The period in their twenties and thirties is where men and women establish their career paths and this often requires hard work and long hours. But women have to negotiate an especially tricky path because this is also the peak childbearing years and they have to face hard choices about what to do. Should they short-change their careers to better care for their children? Keep on the career path and forego having children or feel guilty about leaving the care of their children in the hands of others? Try to do both and end up exhausted and feeling a failure at both? Even with the most supportive partner, women still bear the brunt of this problem.
This is particularly true for academia where by the time you get your PhD and land a tenure track job, you are often already in your thirties.
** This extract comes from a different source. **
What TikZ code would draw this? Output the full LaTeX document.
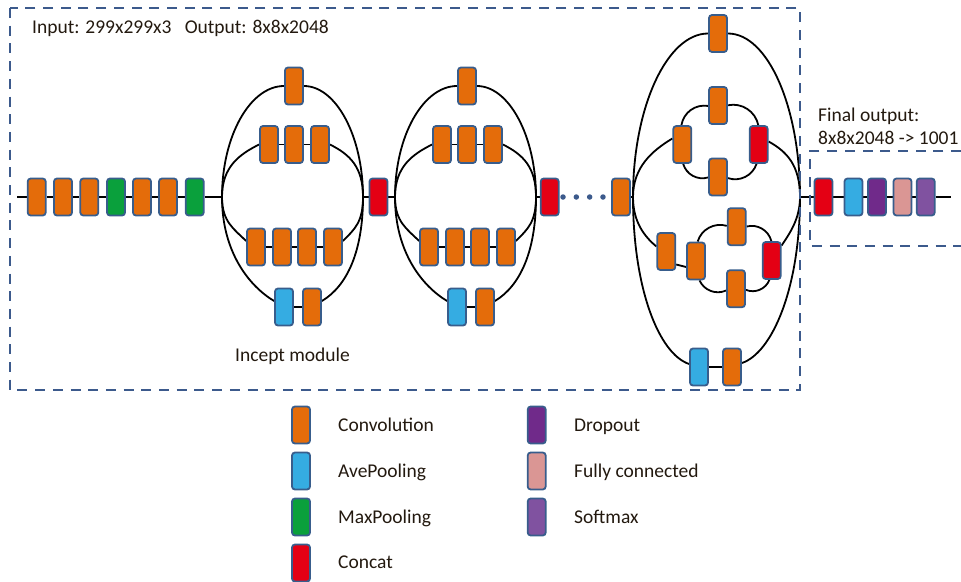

Then you have the grueling pre-tenure period of six years where you have to prove your worth to get tenure and that involves a lot of really hard work. By the time you get tenure and feel secure, you may well be approaching the age of forty, but the risks of problems with pregnancy increase substantially after the woman is 35.
It is essential that institutions change to accommodate this and some universities are trying to deal with this. My own gives female and male faculty a year off if they become parents and the tenure clock is stopped for that time, which helps.
But some tech companies, rather that trying to change their practices, are offering to pay women to freeze their eggs while they are young, so that they can have children at a later age when their careers are more established. This has not been met with universal approval because it seems like it increases pressure on women at those firms to prioritize work.
It seems to me that this kind of technological fix to having children late in life should be a last resort. For one thing, the career treadmill never really ends and it is never clear when one should get off. Also, having children while young has other benefits than women being able to supply pristine eggs. When you have children while you yourself are young, they can become adult and self-supporting before you reach old age. I am glad that my children are now adults and do not really need me anymore.
What we need is to create work and social structures that are friendlier to families, such as generous maternity and parental leave, on-site day care facilities, and cheaper high-quality child care, so that women and men are not faced with such wrenching choices.
Karen Locke says
If you get your employees to freeze their eggs and put off having children until their 40s, you can then concoct some excuse for laying them off after you’ve gotten maximum use from them and their salaries have risen to something significant. Then you can replace them (quietly, of course) with young people who will work long hours for much less. What a win for the company!
Yes, I’m being awfully cynical, and perhaps most companies wouldn’t do that. But I’ve lived in Silicon Valley all my adult life and worked in the tech industry for over 2 decades. I know of some companies that might at least consider the strategy.
dean says
The other issue, of course, is to continue to work against the notion that married couples SHOULD have children. Quite often couples who choose not to have children are viewed differently -- selfish, foolish, or just strange.
I can speak locally -- some of it here in West Michigan is based in religion: the belief that God wants you to have children. Some in this group have begun speaking of mounting a campaign to have couples (couples who wish to marry) publicly declare their commitment to marriage and having children as a prerequisite for being allowed to marry. It will go nowhere, of course, and is designed as an attempt to thwart same sex marriage, but a few of those pushing it believe it really is a good idea because “if you’re married and don’t have children you are using benefits that belong to families”.
So maybe the entire discussion should center on whether the default assumption about people who wish to marry should
move away from the notion that they will eventually have children to “If they make that decision, what support system should business and the state have in place?”
Better yet: realize that two people have children, or adopt, or don’t want children, should not be the business of anyone other than them and the people they wish to include, and work on having a good safety net for everyone, whenever and wherever one is needed.
None of this rant was aimed at Dr. Singham or the poster @1.
Hazelwood says
I’m not convinced that it is a career that is really responsible for the delay in childbearing as the US, which has fairy atrocious conditions for working mothers, has a much lower age at which the average woman will have her first child than those who do in fact have supportive arrangements such as the UK. It seems that strong social support networks for women actually delay child bearing and the number of children.
Anecdotally, amongst my group of late breeders (common in my socio-economic group) was that it was either simply not wanting to take on the significant obligations and restraints that come with motherhood until much later and/or simply not having yet acquired a partner with which to do so until later.